You got Yazoo Records restarted, was there ever any possibility that Robert Crumb may have done the record cover?
It never came up I don’t think because the photograph is so evocative I don’t think there was any choice about using it. Being able to work with Nevins who has been a mentor to me has been a very special thing to me. To know that we have both worked to pull this together, and to keep the music we love out in the world.
If you think about the music that people like Richard Nevins has saved for posterity it is unbelievable really.
I need to do it, I need to sit down with a tape recorder, I love the stories about all those record hunters in the ‘60s just going out and the places they went to, it is just so wild. They did a great service to the whole world because at that point people didn’t have all the discographies let alone the music.
At AUK, we like to share music with our readers, so can you share which three artists, albums, or tracks are currently top three on your personal playlist?
Aside from John and Frances Reedy, haha, I’ve been listening to a lot of Rebe and Rabe recordings, they are a duo from Alabama who played in the ‘40s and ‘50s, and they made some really great tracks on the Tennessee label.

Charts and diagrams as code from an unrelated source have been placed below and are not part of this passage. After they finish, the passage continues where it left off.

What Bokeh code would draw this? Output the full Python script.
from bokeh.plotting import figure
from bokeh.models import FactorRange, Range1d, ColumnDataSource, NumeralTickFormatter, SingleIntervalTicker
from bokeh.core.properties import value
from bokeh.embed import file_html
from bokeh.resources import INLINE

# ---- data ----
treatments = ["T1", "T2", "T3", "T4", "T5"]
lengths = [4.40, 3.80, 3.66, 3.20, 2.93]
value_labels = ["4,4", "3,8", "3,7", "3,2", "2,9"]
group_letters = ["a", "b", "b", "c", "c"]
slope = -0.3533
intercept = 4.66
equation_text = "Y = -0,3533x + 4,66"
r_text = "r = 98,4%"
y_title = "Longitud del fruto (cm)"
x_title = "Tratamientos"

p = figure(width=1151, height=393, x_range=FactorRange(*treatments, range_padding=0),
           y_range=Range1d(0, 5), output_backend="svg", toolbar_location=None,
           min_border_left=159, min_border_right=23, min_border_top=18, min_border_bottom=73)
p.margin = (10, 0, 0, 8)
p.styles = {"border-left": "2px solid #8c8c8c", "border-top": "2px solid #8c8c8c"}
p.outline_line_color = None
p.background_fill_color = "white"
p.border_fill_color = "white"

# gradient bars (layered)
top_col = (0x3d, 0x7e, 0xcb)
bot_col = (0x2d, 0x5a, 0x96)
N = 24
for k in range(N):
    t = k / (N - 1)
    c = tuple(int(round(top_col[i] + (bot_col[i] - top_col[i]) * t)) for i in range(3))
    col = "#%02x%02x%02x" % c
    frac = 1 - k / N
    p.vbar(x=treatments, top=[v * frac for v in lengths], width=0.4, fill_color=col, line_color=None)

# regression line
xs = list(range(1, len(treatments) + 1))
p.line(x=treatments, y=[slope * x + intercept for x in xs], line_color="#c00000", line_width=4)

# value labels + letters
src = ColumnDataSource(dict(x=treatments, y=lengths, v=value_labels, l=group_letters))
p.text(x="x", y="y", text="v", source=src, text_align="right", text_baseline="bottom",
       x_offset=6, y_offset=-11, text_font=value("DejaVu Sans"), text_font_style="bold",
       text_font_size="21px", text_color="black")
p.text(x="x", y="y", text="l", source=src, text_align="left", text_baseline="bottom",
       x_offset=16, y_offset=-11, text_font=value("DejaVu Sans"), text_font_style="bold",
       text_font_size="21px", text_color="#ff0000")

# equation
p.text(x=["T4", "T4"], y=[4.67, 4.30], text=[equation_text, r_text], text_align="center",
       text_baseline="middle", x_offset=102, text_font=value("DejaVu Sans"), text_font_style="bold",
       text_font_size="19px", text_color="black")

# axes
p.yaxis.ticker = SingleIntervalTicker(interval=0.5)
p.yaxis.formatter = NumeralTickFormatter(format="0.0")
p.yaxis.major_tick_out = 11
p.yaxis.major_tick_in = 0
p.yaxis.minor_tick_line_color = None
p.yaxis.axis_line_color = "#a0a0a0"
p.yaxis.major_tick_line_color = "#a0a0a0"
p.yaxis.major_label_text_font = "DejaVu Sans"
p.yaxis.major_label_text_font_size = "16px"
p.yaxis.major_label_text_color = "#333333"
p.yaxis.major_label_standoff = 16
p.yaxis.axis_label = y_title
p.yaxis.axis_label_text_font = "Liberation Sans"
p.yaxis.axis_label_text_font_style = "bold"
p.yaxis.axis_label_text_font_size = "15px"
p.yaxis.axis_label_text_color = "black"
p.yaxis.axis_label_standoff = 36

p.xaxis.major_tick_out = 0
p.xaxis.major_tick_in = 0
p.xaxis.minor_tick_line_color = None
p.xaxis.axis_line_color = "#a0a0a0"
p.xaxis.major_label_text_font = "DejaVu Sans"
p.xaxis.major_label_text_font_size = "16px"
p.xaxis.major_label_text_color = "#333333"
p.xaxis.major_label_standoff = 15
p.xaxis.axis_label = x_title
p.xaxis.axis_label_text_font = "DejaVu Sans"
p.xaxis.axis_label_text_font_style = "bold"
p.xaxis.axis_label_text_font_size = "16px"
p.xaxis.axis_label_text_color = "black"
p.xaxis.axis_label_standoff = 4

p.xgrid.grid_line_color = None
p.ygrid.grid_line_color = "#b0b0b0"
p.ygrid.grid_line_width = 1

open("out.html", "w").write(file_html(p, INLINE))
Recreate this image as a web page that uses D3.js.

I’m always into early jazz, I really, really like early jazz like Sam Morgan or Junie C. Cobb, and that is kind of what I do when I come home in the evening from the radio station, I fix supper and play early jazz. It has to be pre ’33, haha.
Do you think there is much more early jazz to find or have we got most of it?
I don’t know a whole lot about it, I just know what I like. And then there is anything by the original Carter Family, and as it is almost the 96th anniversary of their first recording we can’t forget Sara, A P, and Mother Maybelle, haha.
In a strange way, things haven’t moved on very far from their music.
I guess not, everything stays the same even though it changes.
Is there anything you want to say to our UK readers?
If you like this kind of music please buy the album, and if you like old-time music I’d encourage anyone to seek out my internet radio show Born In The Mountain .
‘The Legacy of John and Frances Reedy’ is released on 2 September on Yazoo Records.